Leaving out every picture, copy the lines of the data exactly, from the first through the line containing "GROUPGAP = 0.24".
— start Provided data —
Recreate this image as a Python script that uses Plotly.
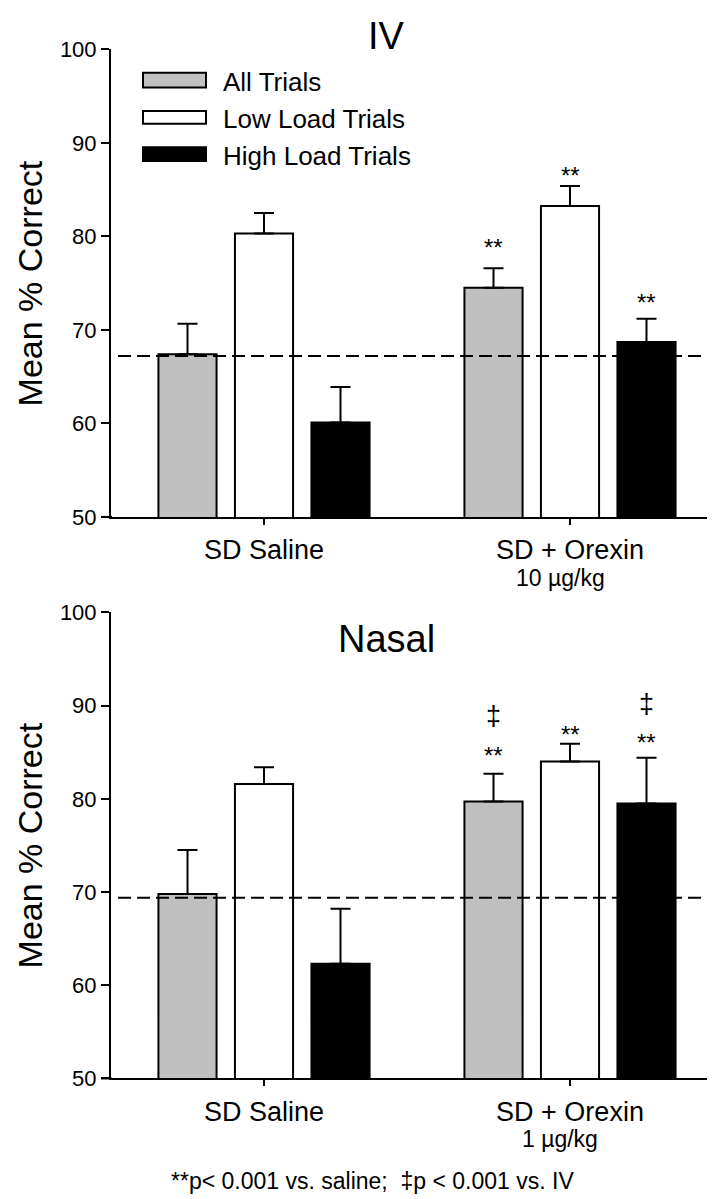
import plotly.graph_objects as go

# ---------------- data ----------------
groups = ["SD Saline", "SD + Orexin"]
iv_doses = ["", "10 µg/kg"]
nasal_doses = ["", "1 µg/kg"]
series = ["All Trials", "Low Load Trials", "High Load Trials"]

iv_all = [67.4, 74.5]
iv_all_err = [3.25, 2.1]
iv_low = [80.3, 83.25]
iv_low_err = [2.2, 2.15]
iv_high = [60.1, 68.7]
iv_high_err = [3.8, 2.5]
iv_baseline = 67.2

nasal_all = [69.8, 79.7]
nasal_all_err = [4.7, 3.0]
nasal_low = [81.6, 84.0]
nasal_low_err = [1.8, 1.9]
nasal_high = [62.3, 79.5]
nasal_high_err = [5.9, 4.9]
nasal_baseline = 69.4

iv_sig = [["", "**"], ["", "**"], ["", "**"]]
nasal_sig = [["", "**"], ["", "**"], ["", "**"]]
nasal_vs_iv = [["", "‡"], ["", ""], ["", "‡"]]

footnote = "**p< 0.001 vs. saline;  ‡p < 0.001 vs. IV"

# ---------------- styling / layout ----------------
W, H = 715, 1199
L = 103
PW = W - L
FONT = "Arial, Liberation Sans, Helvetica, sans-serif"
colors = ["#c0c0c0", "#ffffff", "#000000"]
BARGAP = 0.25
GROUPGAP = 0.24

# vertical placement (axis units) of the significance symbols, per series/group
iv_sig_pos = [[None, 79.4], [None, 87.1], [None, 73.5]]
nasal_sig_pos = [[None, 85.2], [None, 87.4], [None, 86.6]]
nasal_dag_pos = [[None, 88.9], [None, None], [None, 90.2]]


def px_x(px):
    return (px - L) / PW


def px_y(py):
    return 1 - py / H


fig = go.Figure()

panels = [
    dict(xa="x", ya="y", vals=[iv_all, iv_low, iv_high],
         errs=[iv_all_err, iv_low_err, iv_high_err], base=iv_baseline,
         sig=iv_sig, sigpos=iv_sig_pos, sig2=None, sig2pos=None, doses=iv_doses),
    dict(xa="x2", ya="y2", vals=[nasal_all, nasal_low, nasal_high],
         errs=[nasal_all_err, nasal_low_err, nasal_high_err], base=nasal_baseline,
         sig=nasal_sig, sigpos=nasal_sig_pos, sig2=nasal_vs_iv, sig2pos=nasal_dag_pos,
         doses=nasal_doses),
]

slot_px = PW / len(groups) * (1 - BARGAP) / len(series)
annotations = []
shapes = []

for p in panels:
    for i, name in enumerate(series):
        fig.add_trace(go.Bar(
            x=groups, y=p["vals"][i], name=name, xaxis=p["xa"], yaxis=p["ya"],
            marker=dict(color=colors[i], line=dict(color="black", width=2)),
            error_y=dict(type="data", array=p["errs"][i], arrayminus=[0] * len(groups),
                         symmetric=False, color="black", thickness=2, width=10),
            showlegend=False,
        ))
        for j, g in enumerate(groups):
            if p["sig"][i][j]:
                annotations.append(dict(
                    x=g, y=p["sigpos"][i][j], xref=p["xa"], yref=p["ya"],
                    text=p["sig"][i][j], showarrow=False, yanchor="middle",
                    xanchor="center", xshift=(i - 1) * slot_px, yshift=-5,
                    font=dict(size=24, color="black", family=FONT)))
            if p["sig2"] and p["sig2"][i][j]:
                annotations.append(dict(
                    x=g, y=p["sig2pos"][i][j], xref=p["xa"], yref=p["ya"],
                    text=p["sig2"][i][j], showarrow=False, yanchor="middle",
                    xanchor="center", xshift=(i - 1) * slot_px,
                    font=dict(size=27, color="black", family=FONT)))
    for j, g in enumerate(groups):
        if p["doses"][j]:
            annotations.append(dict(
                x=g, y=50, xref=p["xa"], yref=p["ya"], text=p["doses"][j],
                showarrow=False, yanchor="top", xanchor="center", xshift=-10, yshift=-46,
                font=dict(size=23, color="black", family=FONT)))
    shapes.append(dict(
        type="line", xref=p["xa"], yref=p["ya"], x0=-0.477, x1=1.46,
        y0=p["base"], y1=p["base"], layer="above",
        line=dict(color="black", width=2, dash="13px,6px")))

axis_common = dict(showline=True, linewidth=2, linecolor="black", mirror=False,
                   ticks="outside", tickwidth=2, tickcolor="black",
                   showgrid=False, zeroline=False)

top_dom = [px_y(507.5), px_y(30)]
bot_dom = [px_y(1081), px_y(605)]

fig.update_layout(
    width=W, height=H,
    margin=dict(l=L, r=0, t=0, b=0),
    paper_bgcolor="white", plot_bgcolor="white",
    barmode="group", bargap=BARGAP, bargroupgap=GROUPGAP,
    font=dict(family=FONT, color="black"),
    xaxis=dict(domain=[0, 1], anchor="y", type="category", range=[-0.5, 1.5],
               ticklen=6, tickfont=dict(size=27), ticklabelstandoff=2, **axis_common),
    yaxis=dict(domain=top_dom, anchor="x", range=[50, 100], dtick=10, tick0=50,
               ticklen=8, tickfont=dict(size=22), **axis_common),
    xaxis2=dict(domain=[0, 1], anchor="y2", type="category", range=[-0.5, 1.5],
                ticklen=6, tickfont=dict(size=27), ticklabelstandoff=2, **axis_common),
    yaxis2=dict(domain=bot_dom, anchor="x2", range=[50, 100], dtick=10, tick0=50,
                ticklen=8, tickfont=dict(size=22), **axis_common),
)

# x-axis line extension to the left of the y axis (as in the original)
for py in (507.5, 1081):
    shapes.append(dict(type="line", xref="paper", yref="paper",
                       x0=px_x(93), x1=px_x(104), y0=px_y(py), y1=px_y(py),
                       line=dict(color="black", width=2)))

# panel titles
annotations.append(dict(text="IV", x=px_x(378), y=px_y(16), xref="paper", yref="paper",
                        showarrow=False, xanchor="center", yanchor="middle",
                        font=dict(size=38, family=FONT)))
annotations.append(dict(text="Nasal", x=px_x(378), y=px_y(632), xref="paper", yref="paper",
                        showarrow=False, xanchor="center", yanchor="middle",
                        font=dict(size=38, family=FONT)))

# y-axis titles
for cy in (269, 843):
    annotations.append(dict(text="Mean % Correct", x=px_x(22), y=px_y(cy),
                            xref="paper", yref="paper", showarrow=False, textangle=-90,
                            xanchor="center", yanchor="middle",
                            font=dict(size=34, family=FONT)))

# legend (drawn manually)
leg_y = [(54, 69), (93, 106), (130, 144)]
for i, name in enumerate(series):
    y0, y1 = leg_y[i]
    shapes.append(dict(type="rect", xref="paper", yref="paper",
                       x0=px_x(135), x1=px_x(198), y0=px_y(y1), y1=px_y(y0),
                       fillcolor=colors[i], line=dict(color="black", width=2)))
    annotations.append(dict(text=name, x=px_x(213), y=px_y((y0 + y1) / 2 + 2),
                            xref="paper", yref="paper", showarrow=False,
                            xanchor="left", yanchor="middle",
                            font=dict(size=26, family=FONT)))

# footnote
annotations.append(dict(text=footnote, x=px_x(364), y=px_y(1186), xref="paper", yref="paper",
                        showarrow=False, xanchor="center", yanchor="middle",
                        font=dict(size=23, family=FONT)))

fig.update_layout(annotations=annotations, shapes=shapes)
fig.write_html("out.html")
— end Provided data —
▶ The answer:
Recreate this image as a Python script that uses Plotly.
import plotly.graph_objects as go

# ---------------- data ----------------
groups = ["SD Saline", "SD + Orexin"]
iv_doses = ["", "10 µg/kg"]
nasal_doses = ["", "1 µg/kg"]
series = ["All Trials", "Low Load Trials", "High Load Trials"]

iv_all = [67.4, 74.5]
iv_all_err = [3.25, 2.1]
iv_low = [80.3, 83.25]
iv_low_err = [2.2, 2.15]
iv_high = [60.1, 68.7]
iv_high_err = [3.8, 2.5]
iv_baseline = 67.2

nasal_all = [69.8, 79.7]
nasal_all_err = [4.7, 3.0]
nasal_low = [81.6, 84.0]
nasal_low_err = [1.8, 1.9]
nasal_high = [62.3, 79.5]
nasal_high_err = [5.9, 4.9]
nasal_baseline = 69.4

iv_sig = [["", "**"], ["", "**"], ["", "**"]]
nasal_sig = [["", "**"], ["", "**"], ["", "**"]]
nasal_vs_iv = [["", "‡"], ["", ""], ["", "‡"]]

footnote = "**p< 0.001 vs. saline;  ‡p < 0.001 vs. IV"

# ---------------- styling / layout ----------------
W, H = 715, 1199
L = 103
PW = W - L
FONT = "Arial, Liberation Sans, Helvetica, sans-serif"
colors = ["#c0c0c0", "#ffffff", "#000000"]
BARGAP = 0.25
GROUPGAP = 0.24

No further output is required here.